Ele teme que o país demore demais para acionar o processo, que inevitavelmente será lento e gradual pela complexidade e necessidade de envolver diversas áreas. “O sucesso passará pela capacidade técnica de diferentes ministérios. Mdic, Planejamento, Casa Civil. Já estamos atrasados em transformar tudo isso em uma política industrial bem definida, com metas e resultados desejados.”
Dentro das medidas que precisam ser executadas para a retomada da indústria no país, a simplificação dos impostos é citada como a mais importante. “Há vários fatores que, se não resolvermos, será difícil reverter a desindustrialização do Brasil. O primeiro é a reforma tributária”, aponta o economista-chefe da Fiesp, Igor Rocha. “Não dá para continuar sendo esse pandemônio tributário no qual a indústria de transformação é exageradamente onerada.”
A indústria de transformação representa 12,9% do PIB, segundo o IBGE, mas responde por 29,5% da arrecadação tributária - a maior carga entre todos os setores. “A reivindicação é por isonomia, equiparação, e não vantagens ou regimes especiais”, esclarece Rocha.
O segundo fator é a taxa de juros, hoje em 13,75%. “Entendemos e apoiamos a missão de ter a inflação sob controle, mas o mesmo remédio que cura também mata, de acordo com a intensidade da dose”, diz. “A taxa de juros, caso não esteja em patamares razoáveis, bloqueia o acesso à tecnologia de fronteira e deixa o setor obsoleto perante a concorrência global, o que impacta na produtividade.”

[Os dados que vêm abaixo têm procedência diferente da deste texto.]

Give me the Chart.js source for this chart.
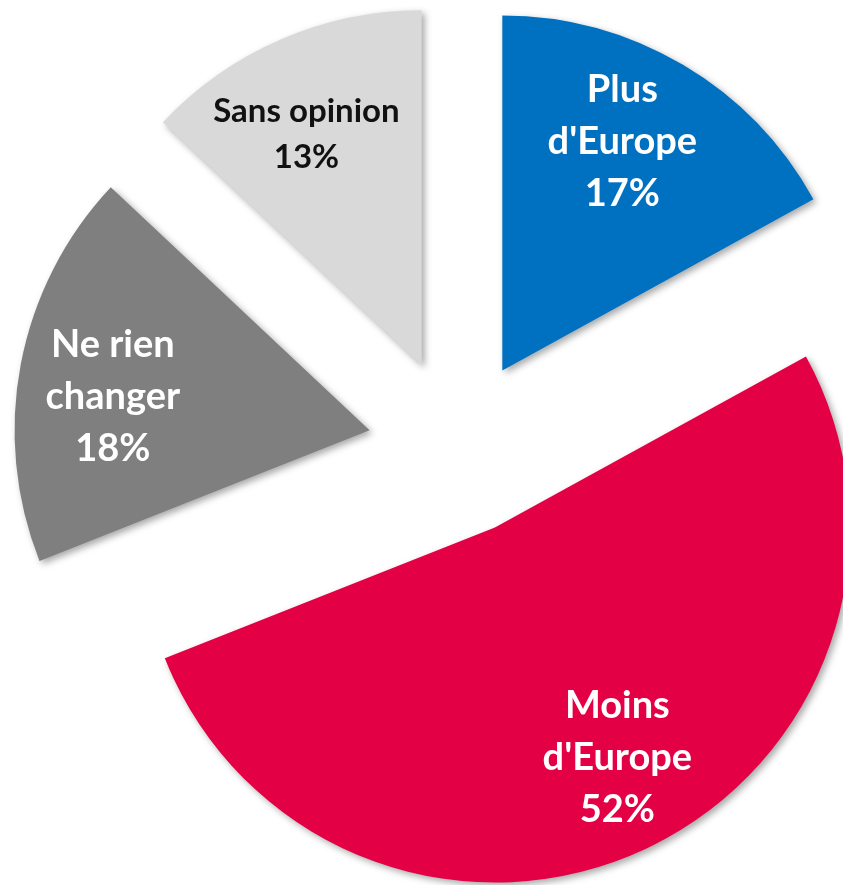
<!DOCTYPE html>
<html>
<head>
<meta charset="utf-8">
<script src="https://cdn.jsdelivr.net/npm/chart.js@4"></script>
<style>
	body { margin: 0; background: #fff; }
	#charts { width: 843px; height: 885px; position: relative; }
</style>
</head>
<body>
<div id="charts"><canvas id="chart"></canvas></div>
<script>
/* camembert eclate - avenir de l'Europe */

const categories = [
	["Plus", "d'Europe"],
	["Moins", "d'Europe"],
	["Ne rien", "changer"],
	["Sans opinion"],
];
const values = [17, 52, 18, 13];
const colors = ['#0070C0', '#E30045', '#7F7F7F', '#D9D9D9'];
const textColors = ['#FFFFFF', '#FFFFFF', '#FFFFFF', '#111111'];

// part eclatee + ombre + etiquettes
const explodePlugin = {
	id: 'explode',
	beforeDatasetDraw(chart, args, opts) {
		const arcs = args.meta.data;
		arcs.forEach(function(arc) {
			const mid = (arc.startAngle + arc.endAngle) / 2;
			arc._x0 = arc.x;
			arc._y0 = arc.y;
			arc.x += Math.cos(mid) * opts.distance;
			arc.y += Math.sin(mid) * opts.distance;
		});
		const ctx = chart.ctx;
		ctx.save();
		ctx.shadowColor = 'rgba(0, 0, 0, 0.35)';
		ctx.shadowBlur = 7;
		ctx.shadowOffsetX = 3;
		ctx.shadowOffsetY = 3;
	},
	afterDatasetDraw(chart, args, opts) {
		const ctx = chart.ctx;
		ctx.restore();
		const arcs = args.meta.data;
		arcs.forEach(function(arc, i) {
			const mid = (arc.startAngle + arc.endAngle) / 2 + opts.labelRotate * Math.PI / 180;
			const r = arc.outerRadius * opts.labelPos;
			const cx = arc.x + Math.cos(mid) * r;
			const cy = arc.y + Math.sin(mid) * r;
			const size = opts.fontSizes[i];
			const lh = opts.lineHeights[i];
			const lines = categories[i].concat([values[i] + '%']);
			const capH = size * 0.72;
			let y = cy - ((lines.length - 1) * lh - capH) / 2;
			ctx.save();
			ctx.font = 'bold ' + size + 'px Lato';
			ctx.fillStyle = textColors[i];
			ctx.textAlign = 'center';
			ctx.textBaseline = 'alphabetic';
			lines.forEach(function(t) {
				ctx.fillText(t, cx, y);
				y += lh;
			});
			ctx.restore();
			arc.x = arc._x0;
			arc.y = arc._y0;
		});
	}
};

window.onload = function() {
	const data = {
		labels: categories,
		datasets: [{
			data: values,
			backgroundColor: colors,
			borderWidth: 0,
			offset: 0,
			hoverOffset: 0,
			clip: false,
		}]
	};

	const config = {
		type: 'pie',
		data: data,
		plugins: [explodePlugin],
		options: {
			animation: false,
			responsive: true,
			maintainAspectRatio: false,
			events: [],
			layout: {
				padding: { left: 102, right: 31, top: 92, bottom: 83 }
			},
			plugins: {
				legend: { display: false },
				tooltip: { enabled: false },
				explode: {
					distance: 89,
					labelPos: 0.73,
					labelRotate: -3,
					fontSizes: [38, 38, 38, 33],
					lineHeights: [52, 52, 52, 46],
				}
			}
		}
	};

	const chart = new Chart(
		document.getElementById('chart'),
		config
	);
};
</script>
</body>
</html>
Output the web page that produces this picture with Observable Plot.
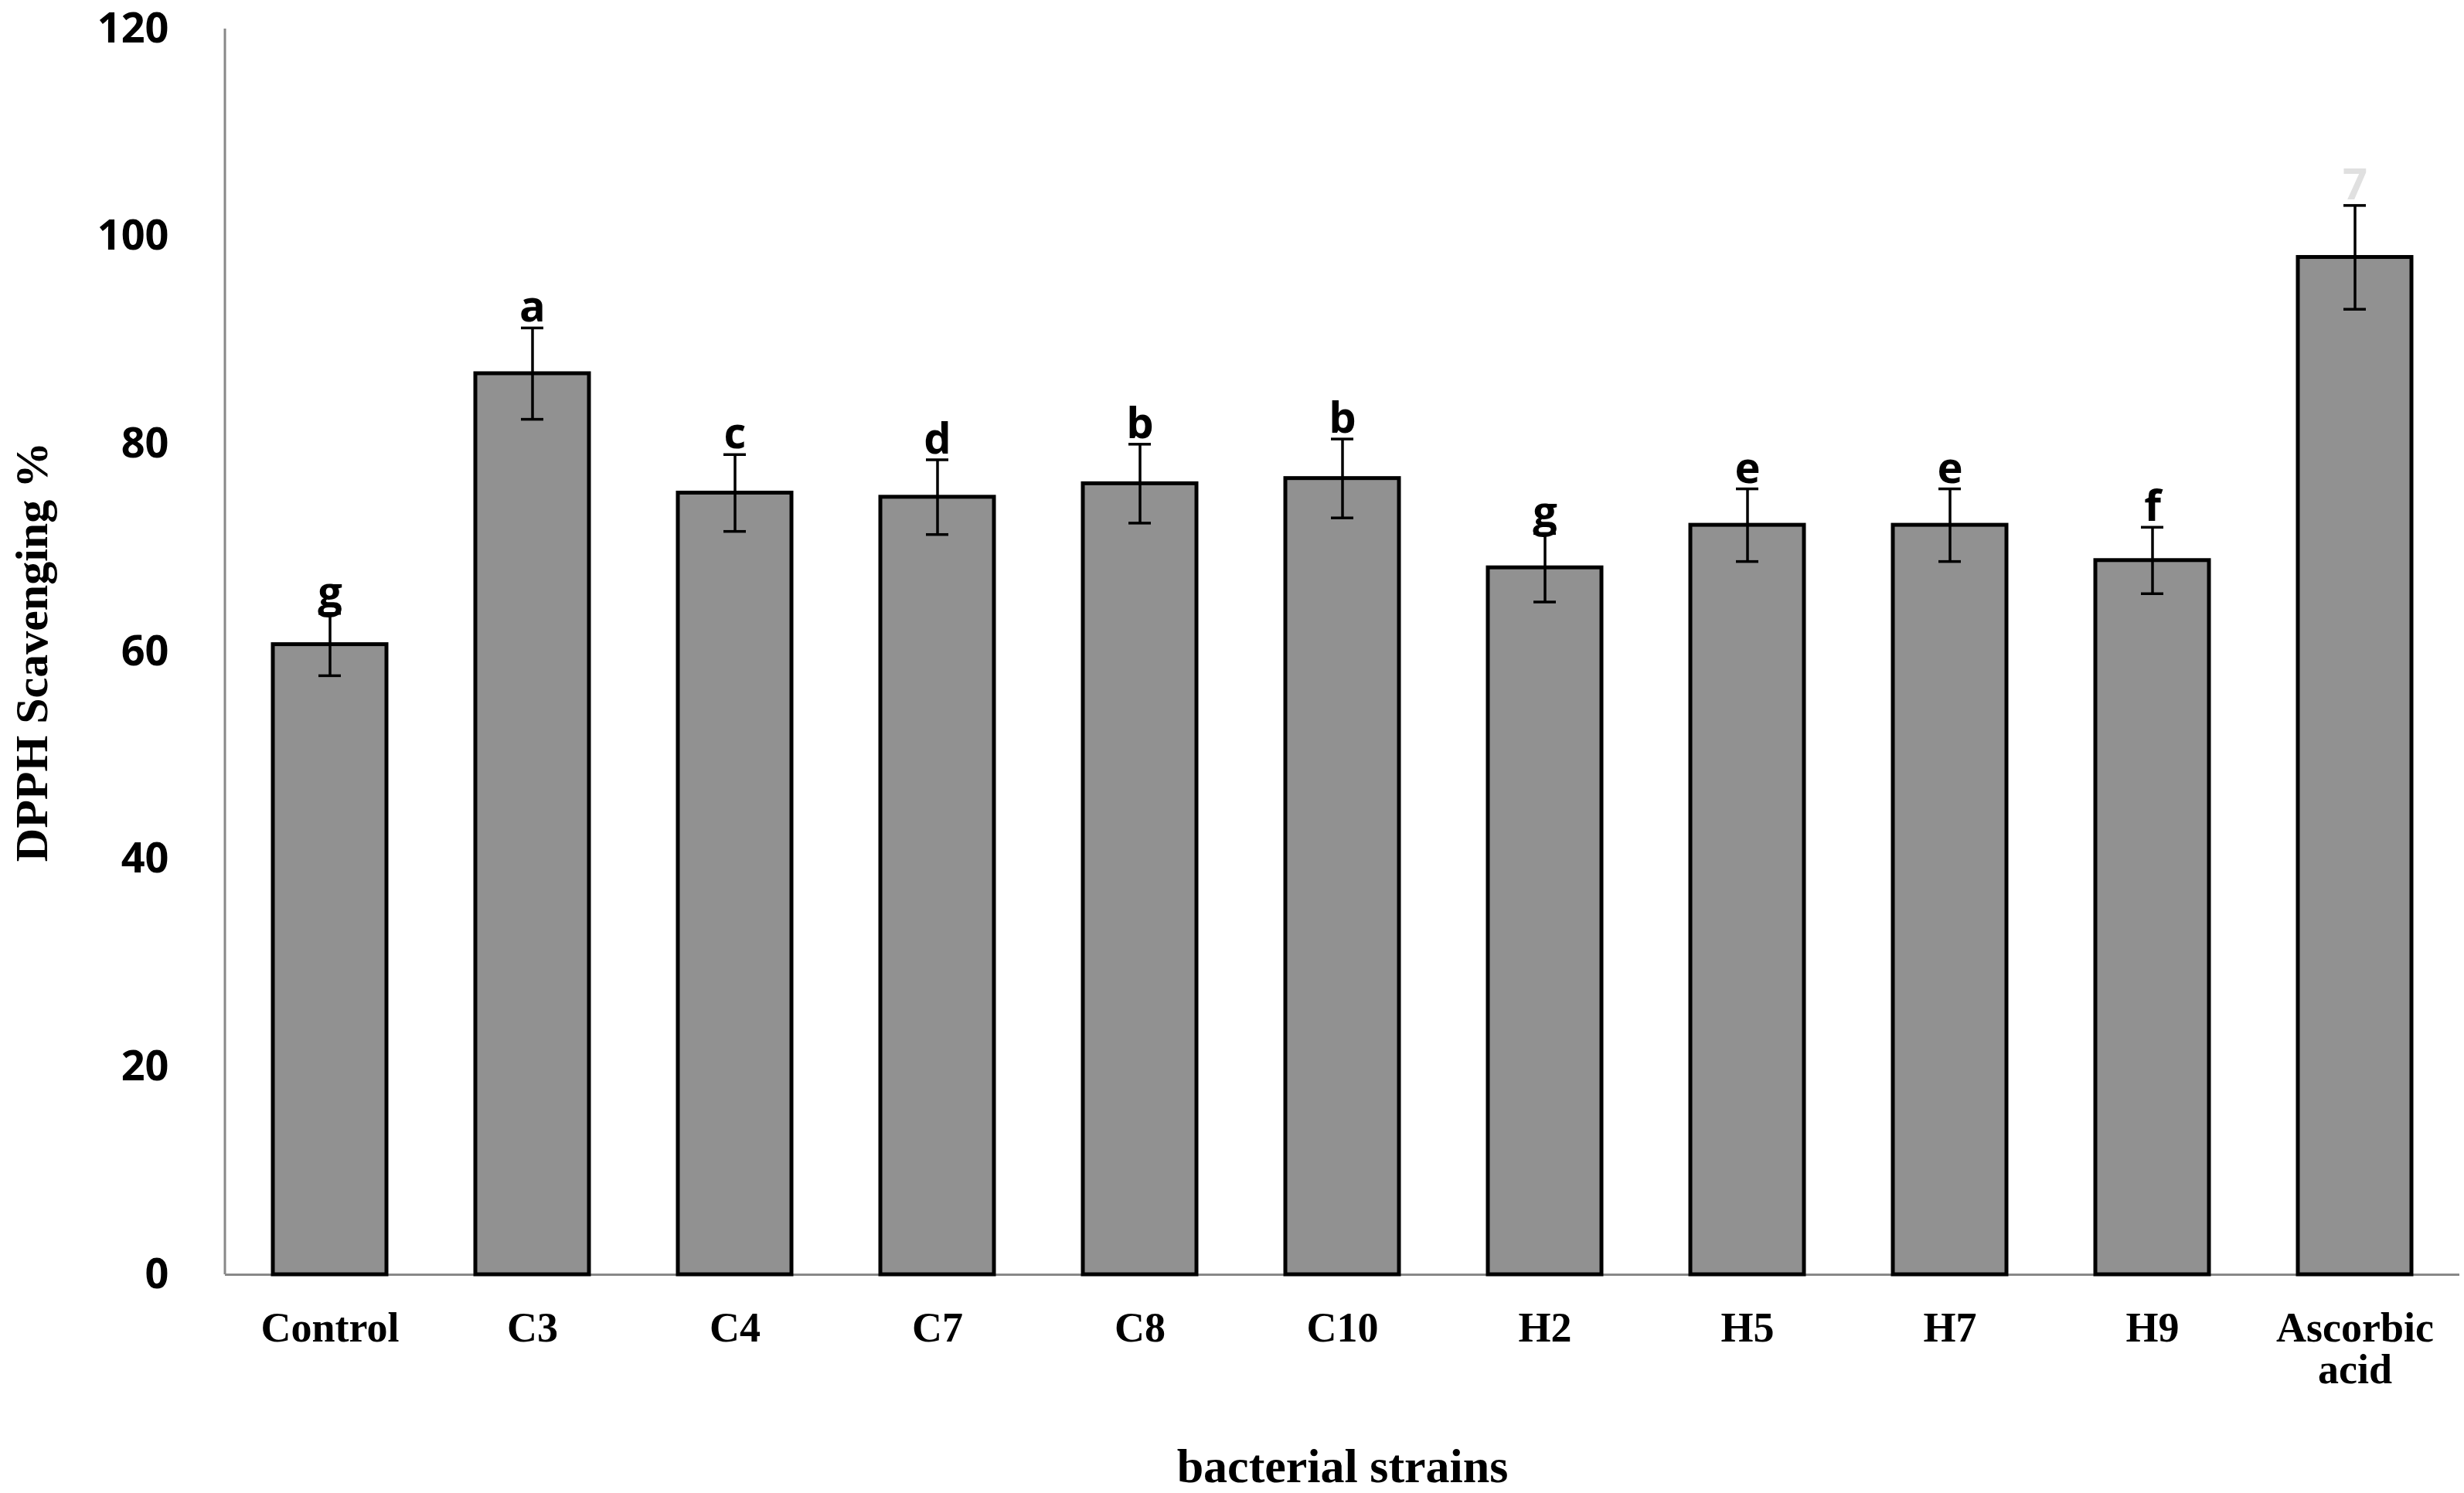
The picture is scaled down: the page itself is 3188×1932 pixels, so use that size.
<!DOCTYPE html>
<html><head><meta charset="utf-8">
<script src="https://cdn.jsdelivr.net/npm/d3@7"></script>
<script src="https://cdn.jsdelivr.net/npm/@observablehq/plot@0.6"></script>
<style>body{margin:0;background:#fff}</style>
</head><body><div id="c"></div>
<script>
const strains = ["Control","C3","C4","C7","C8","C10","H2","H5","H7","H9","Ascorbic acid"];
const values = [60.7,86.8,75.3,74.9,76.2,76.7,68.1,72.2,72.2,68.8,98.0];
const errors = [3.0,4.4,3.7,3.6,3.8,3.8,3.3,3.5,3.5,3.2,5.0];
const letters = ["g","a","c","d","b","b","g","e","e","f","7"];
const yTicks = [0,20,40,60,80,100,120];
const data = strains.map((s,i)=>({s,v:values[i],e:errors[i],l:letters[i]}));
const chart = Plot.plot({
  width:3188, height:1932,
  marginLeft:291, marginRight:6, marginTop:37, marginBottom:283,
  style:{fontFamily:"'Open Sans',sans-serif", background:"#fff"},
  x:{domain:strains, paddingInner:0.44, paddingOuter:0.22, label:null},
  y:{domain:[0,120], label:null},
  marks:[
    Plot.ruleY([0],{stroke:"#888",strokeWidth:3}),
    Plot.axisY({ticks:yTicks, tickSize:0, tickPadding:73, fontSize:54, fontWeight:"bold", fill:"#000"}),
    Plot.axisX({tickSize:0, tickPadding:48, fontSize:54, fontWeight:"bold", lineAnchor:"top",
      fontFamily:"'Liberation Serif','Times New Roman',serif", tickFormat:d=>d==="Ascorbic acid"?"Ascorbic\nacid":d}),
    Plot.barY(data,{x:"s",y:"v",fill:"#919191",stroke:"#000",strokeWidth:5}),
    Plot.ruleX(data,{x:"s",y1:d=>d.v-d.e,y2:d=>d.v+d.e,stroke:"#000",strokeWidth:3.5}),
    Plot.tickY(data,{x:"s",y:d=>d.v+d.e,stroke:"#000",strokeWidth:3.5,insetLeft:59,insetRight:59}),
    Plot.tickY(data,{x:"s",y:d=>d.v-d.e,stroke:"#000",strokeWidth:3.5,insetLeft:59,insetRight:59}),
    Plot.text(data,{x:"s",y:d=>d.v+d.e,text:"l",lineAnchor:"bottom",dy:-8,fontSize:56,fontWeight:"bold",
      fill:d=>d.l==="7"?"#e0e0e0":"#000"}),
    Plot.text(["DPPH Scavenging %"],{frameAnchor:"left",dx:-250,rotate:-90,textAnchor:"middle",fontSize:60,fontWeight:"bold",
      fontFamily:"'Liberation Serif','Times New Roman',serif",fill:"#000"}),
    Plot.text(["bacterial strains"],{frameAnchor:"bottom",dy:268,fontSize:62,fontWeight:"bold",
      fontFamily:"'Liberation Serif','Times New Roman',serif",fill:"#000"})
  ]
});
document.getElementById("c").append(chart);
const svg = d3.select(chart);
svg.append("line").attr("x1",291).attr("x2",291).attr("y1",37).attr("y2",1649).attr("stroke","#888").attr("stroke-width",3);
</script></body></html>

IEDI e a CNI também apostam na melhoria do ambiente de negócios para impulsionar competitividade e poder de atração de fábricas para o país em meio ao processo de reconfiguração das cadeias globais. Destacam, nesse contexto, a importância de modernizar a infraestrutura e a logística em todas as regiões, corrigindo a concentração industrial de Sul e Sudeste.
“Nas últimas décadas, não investimos sequer para repor a depreciação da nossa infraestrutura existente. Por isso que, com alguma frequência, vemos pontes caindo, buracos abrindo em rodovias. E, com os eventos climáticos extremos, a estrutura física estará ainda mais sob pressão”, diz Rafael Cagnin, economista do IEDI, “Precisamos eliminar gargalos para escoar melhor a produção. Falo de infraestrutura de portos e ferrovias, principalmente.”
De acordo com diagnóstico da Confederação Nacional dos Transportes (CNT), a modernização da infraestrutura exige a construção de 35 mil quilômetros de malha ferroviária, além da revitalização de parte dos 28 mil quilômetros existentes - a mesma extensão que o Brasil tinha em 1922, sendo que cerca de 30% dos trilhos estão sem condição de uso.
“O Estado tem que fazer a manutenção dos ativos de infraestrutura. Foi um investimento feito no passado e é riqueza do país. Se a logística permanece cara e ineficiente, causa riscos para as pessoas, prejudica o fluxo de mercadorias e atrapalha a competitividade das empresas”, comenta a diretora de desenvolvimento industrial e economia da CNI, Lytha Spíndola.
A executiva lamenta que o debate sobre o papel do Estado no desenvolvimento econômico tenha sido criminalizado nos últimos anos e defende que o governo deve se responsabilizar em conduzir a reindustrialização com a devida transparência. “Não há tudo ou nada nesse debate. O Estado tem mecanismos de subsídios que, em alguns casos, são absolutamente necessários. Outros países já estão incentivando suas indústrias com objetivos inclusive de segurança nacional, alimentar e sanitária. Estamos atrasados”, afirma.